In one example use case, a user of a candidate device may turn on the device, which may initiate an activation process. The candidate device, since it is an enterprise device, may be configured with functionality that searches for a proximate bridge device. The bridge device similarly may be configured with functionality that may search for a candidate device. The candidate device may further be configured with a unique device identifier. The bridge device may be configured with an application that can read the device identifier and communicate with the enterprise to establish a line of communication that can be used by the candidate device.

The candidate device may use a number of ways to uniquely identify itself and can be used by the enterprise to directly or indirectly map and identify the device and determine a subscription profile either by the enterprise or using an OEM lookup. For example, the candidate device may use its EID, IMEI, eUICC, or some combination. Any means to identify the device to the enterprise and securely associate the device with the bridge device may be used.

The application on the bridge device that enables the described functionality may be an application provided by the enterprise or a third-party application that is customized for the enterprise. The application may be configured to facilitate a direct connection between the bridge device and the candidate device, and to ultimately allow the candidate device to directly communicate to the enterprise and establish a communication session with the enterprise. The communication session may then be used to communicate to the Internet and allow the candidate device to access and obtain its own subscription credentials.

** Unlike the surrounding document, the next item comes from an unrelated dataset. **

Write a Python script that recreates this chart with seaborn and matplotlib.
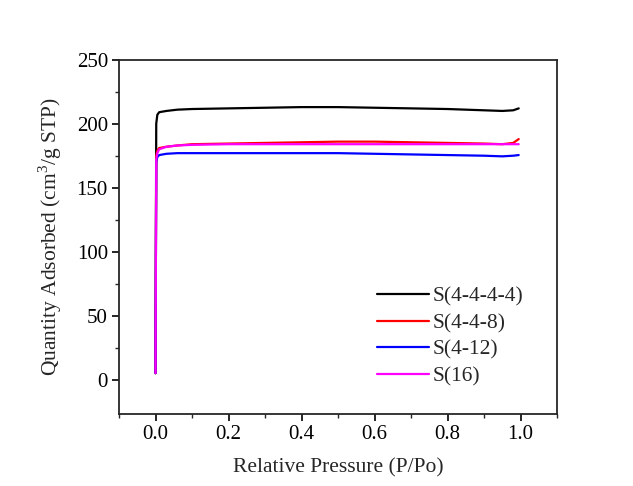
import seaborn as sns
import matplotlib.pyplot as plt
import pandas as pd

pressure = [0.0, 0.002, 0.005, 0.01, 0.03, 0.06, 0.1, 0.2, 0.3, 0.4,
            0.5, 0.6, 0.7, 0.8, 0.9, 0.95, 0.98, 0.995]
s4444 = [5, 200, 207, 209, 210, 211, 211.5, 212, 212.5, 213,
         213, 212.5, 212, 211.5, 210.5, 210, 210.5, 212]
s448 = [5, 175, 179, 181, 182, 183, 184, 184.5, 185, 185.5,
        186, 186, 185.5, 185, 184.5, 184, 185, 188]
s412 = [5, 170, 174, 175.5, 176.5, 177, 177, 177, 177, 177,
        177, 176.5, 176, 175.5, 175, 174.5, 175, 175.5]
s16 = [5, 172, 177, 180, 182, 183, 183.5, 184, 184, 184,
       184, 184, 184, 184, 184, 184, 184, 184]
names = ['S(4-4-4-4)', 'S(4-4-8)', 'S(4-12)', 'S(16)']
colors = ['black', 'red', 'blue', 'magenta']

frames = []
for name, vals in zip(names, [s4444, s448, s412, s16]):
    frames.append(pd.DataFrame({'P': pressure, 'Q': vals, 'sample': name}))
df = pd.concat(frames, ignore_index=True)

sns.set_style('ticks')
plt.rcParams['font.family'] = ['Liberation Serif', 'DejaVu Serif']
plt.rcParams['mathtext.fontset'] = 'custom'
plt.rcParams['mathtext.rm'] = 'Liberation Serif'
plt.rcParams['axes.linewidth'] = 1.3

fig = plt.figure(figsize=(6.33, 4.86), dpi=100)
ax = fig.add_axes([0.188, 0.148, 0.692, 0.729])
sns.lineplot(data=df, x='P', y='Q', hue='sample', palette=colors,
             hue_order=names, sort=False, estimator=None, linewidth=1.6, ax=ax)

ax.set_xlim(-0.1, 1.1)
ax.set_ylim(-27, 250)
ax.set_xticks([0.0, 0.2, 0.4, 0.6, 0.8, 1.0])
ax.set_xticklabels(['0.0', '0.2', '0.4', '0.6', '0.8', '1.0'])
ax.set_xticks([-0.1, 0.1, 0.3, 0.5, 0.7, 0.9, 1.1], minor=True)
ax.set_yticks([0, 50, 100, 150, 200, 250])
ax.set_yticks([25, 75, 125, 175, 225], minor=True)
ax.tick_params(which='major', direction='out', length=5, width=1.2, labelsize=15,
               colors='black', pad=3)
ax.tick_params(which='minor', direction='out', length=3, width=1.0)
ax.set_xlabel('Relative Pressure (P/Po)', fontsize=15.5, labelpad=10)
ax.set_ylabel('Quantity Adsorbed (cm$^\\mathregular{3}$/g STP)', fontsize=15.5, labelpad=9)

ax.legend(frameon=False, loc='upper left', bbox_to_anchor=(0.545, 0.415),
          fontsize=15.5, handlelength=2.4, handletextpad=0.2, labelspacing=0.31)

fig.savefig('out.png', dpi=100)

In an embodiment, the provisioning of the candidate device may include identifying the candidate device to the enterprise so that the enterprise may map the device according to the device's planned subscription information. In an embodiment, an activation mechanism such as an activation token may be provided to the candidate device. The candidate device may use the activation token to obtain its SIM profile from the MNO.

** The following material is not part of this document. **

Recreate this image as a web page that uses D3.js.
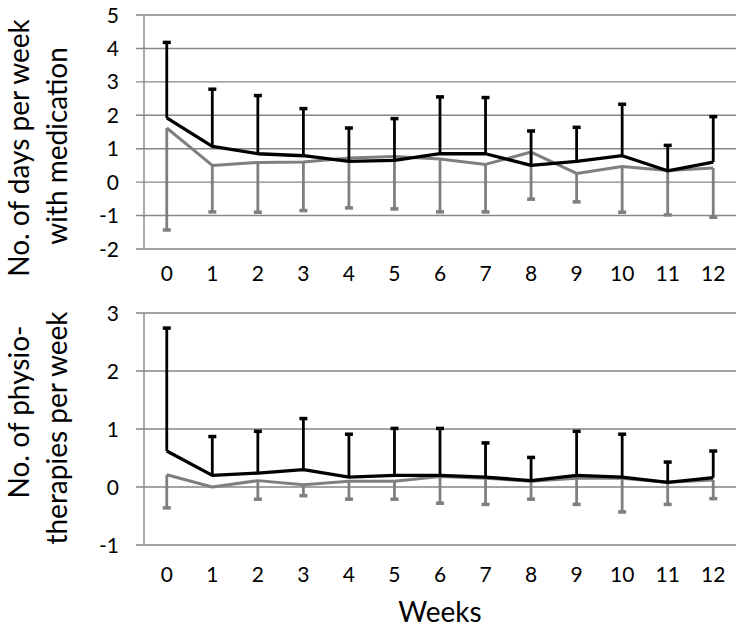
<!DOCTYPE html>
<html><head><meta charset="utf-8">
<script src="https://cdn.jsdelivr.net/npm/d3@7"></script>
<style>body{margin:0;background:#fff}svg{display:block}text{font-family:Lato,"Open Sans",sans-serif;fill:#000}</style>
</head><body>
<svg id="c" width="743" height="631"></svg>
<script>
const weeks = ["0","1","2","3","4","5","6","7","8","9","10","11","12"];
// Top panel: days per week with medication
const medBlackMean = [1.92,1.07,0.85,0.79,0.62,0.65,0.85,0.85,0.50,0.62,0.79,0.34,0.60];
const medBlackUpper = [4.18,2.78,2.59,2.20,1.62,1.90,2.55,2.53,1.53,1.64,2.33,1.10,1.96];
const medGrayMean = [1.62,0.50,0.59,0.60,0.72,0.77,0.69,0.53,0.90,0.26,0.47,0.35,0.42];
const medGrayLower = [-1.43,-0.89,-0.90,-0.85,-0.77,-0.80,-0.89,-0.89,-0.51,-0.59,-0.90,-0.98,-1.05];
const medTicks = [-2,-1,0,1,2,3,4,5];
// Bottom panel: physiotherapies per week
const phyBlackMean = [0.62,0.20,0.24,0.30,0.17,0.20,0.20,0.17,0.11,0.20,0.17,0.08,0.16];
const phyBlackUpper = [2.74,0.87,0.96,1.18,0.91,1.01,1.01,0.76,0.51,0.96,0.91,0.43,0.62];
const phyGrayMean = [0.21,0.00,0.11,0.04,0.10,0.10,0.18,0.15,0.10,0.15,0.15,0.08,0.12];
const phyGrayLower = [-0.36,0.00,-0.21,-0.15,-0.21,-0.21,-0.28,-0.30,-0.21,-0.30,-0.43,-0.30,-0.20];
const phyTicks = [-1,0,1,2,3];

const svg = d3.select("#c");
const x = d3.scaleBand().domain(weeks).range([144,736]).padding(0);
const cx = d => x(d) + x.bandwidth()/2;
const gridCol = "#868686", grayCol = "#7f7f7f";

function panel(yDomain, yRange, ticks, bMean, bUp, gMean, gLow, xLabelY, titleLines) {
  const y = d3.scaleLinear().domain(yDomain).range(yRange);
  const g = svg.append("g");
  g.selectAll("line.grid").data(ticks).join("line")
    .attr("x1",136).attr("x2",736).attr("y1",d=>y(d)).attr("y2",d=>y(d))
    .attr("stroke",gridCol).attr("stroke-width",1.4);
  g.append("line").attr("x1",144).attr("x2",144).attr("y1",y(yDomain[1])).attr("y2",y(yDomain[0]))
    .attr("stroke",gridCol).attr("stroke-width",1.4);
  g.selectAll("text.yt").data(ticks).join("text")
    .attr("x",119).attr("y",d=>y(d)).attr("dy","0.36em").attr("text-anchor","end")
    .attr("font-size",21).text(d=>d);
  g.selectAll("text.xt").data(weeks).join("text")
    .attr("x",d=>cx(d)).attr("y",xLabelY).attr("text-anchor","middle")
    .attr("font-size",21).text(d=>d);
  const line = d3.line().x((d,i)=>cx(weeks[i])).y(d=>y(d));
  const gd = weeks.map((w,i)=>({w,m:gMean[i],e:gLow[i]}));
  g.selectAll("line.ge").data(gd.filter(d=>d.e<d.m)).join("line")
    .attr("x1",d=>cx(d.w)).attr("x2",d=>cx(d.w)).attr("y1",d=>y(d.m)).attr("y2",d=>y(d.e))
    .attr("stroke",grayCol).attr("stroke-width",2.8);
  g.selectAll("rect.gc").data(gd.filter(d=>d.e<d.m)).join("rect")
    .attr("x",d=>cx(d.w)-4).attr("y",d=>y(d.e)-1.75).attr("width",8).attr("height",3.5)
    .attr("fill",grayCol);
  g.append("path").datum(gMean).attr("d",line).attr("fill","none")
    .attr("stroke",grayCol).attr("stroke-width",3).attr("stroke-linejoin","round");
  const bd = weeks.map((w,i)=>({w,m:bMean[i],e:bUp[i]}));
  g.selectAll("line.be").data(bd).join("line")
    .attr("x1",d=>cx(d.w)).attr("x2",d=>cx(d.w)).attr("y1",d=>y(d.m)).attr("y2",d=>y(d.e))
    .attr("stroke","#000").attr("stroke-width",2.8);
  g.selectAll("rect.bc").data(bd).join("rect")
    .attr("x",d=>cx(d.w)-4).attr("y",d=>y(d.e)-1.75).attr("width",8).attr("height",3.5)
    .attr("fill","#000");
  g.append("path").datum(bMean).attr("d",line).attr("fill","none")
    .attr("stroke","#000").attr("stroke-width",3.3).attr("stroke-linejoin","round");
  titleLines.forEach(t=>{
    g.append("text").attr("transform",`translate(${t.bx},${t.cy}) rotate(-90)`)
      .attr("text-anchor","middle").attr("font-size",28).text(t.s);
  });
}

panel([-2,5],[249,15],medTicks,medBlackMean,medBlackUpper,medGrayMean,medGrayLower,281,
  [{s:"No. of days per week",bx:29,cy:148},{s:"with medication",bx:67,cy:146}]);
panel([-1,3],[545,313],phyTicks,phyBlackMean,phyBlackUpper,phyGrayMean,phyGrayLower,582,
  [{s:"No. of physio-",bx:29,cy:412},{s:"therapies per week",bx:67,cy:428}]);

svg.append("text").attr("x",440).attr("y",622).attr("text-anchor","middle")
  .attr("font-size",28).text("Weeks");
</script>
</body></html>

The described embodiments may be advantageous in scenarios where an enterprise implements an automatic configuration flow, where a device that has connectivity can be enrolled by the enterprise and the enterprise images can be pushed out to the device to comply with enterprise policies and requirements. The embodiments described herein may allow for the automatic configuration flow to be implemented when there is no connectivity for the candidate device that is also eSIM capable.

The enterprise may recognize the arrival of the new candidate device using the serial number, IMEI, or other identifier that identifies the device. The enterprise may arrange for the identification information for the eSIM profile (the address of the download server and an associated token) to be delivered to the device. A communication path to the candidate device may be established through the bridge device, and the established communication path may be used to communicate to the network server/operator to obtain the eSIM information for the candidate device.

In some embodiments, the enterprise may prearrange the subscription information with the network operator so that enterprise devices can be pre-authorized to obtain subscription credentials form the network operator. The enterprise can send information to the candidate device that indicates which network operator will provide subscription credentials. The network operator may provide the subscription credentials when the candidate device provides identification information.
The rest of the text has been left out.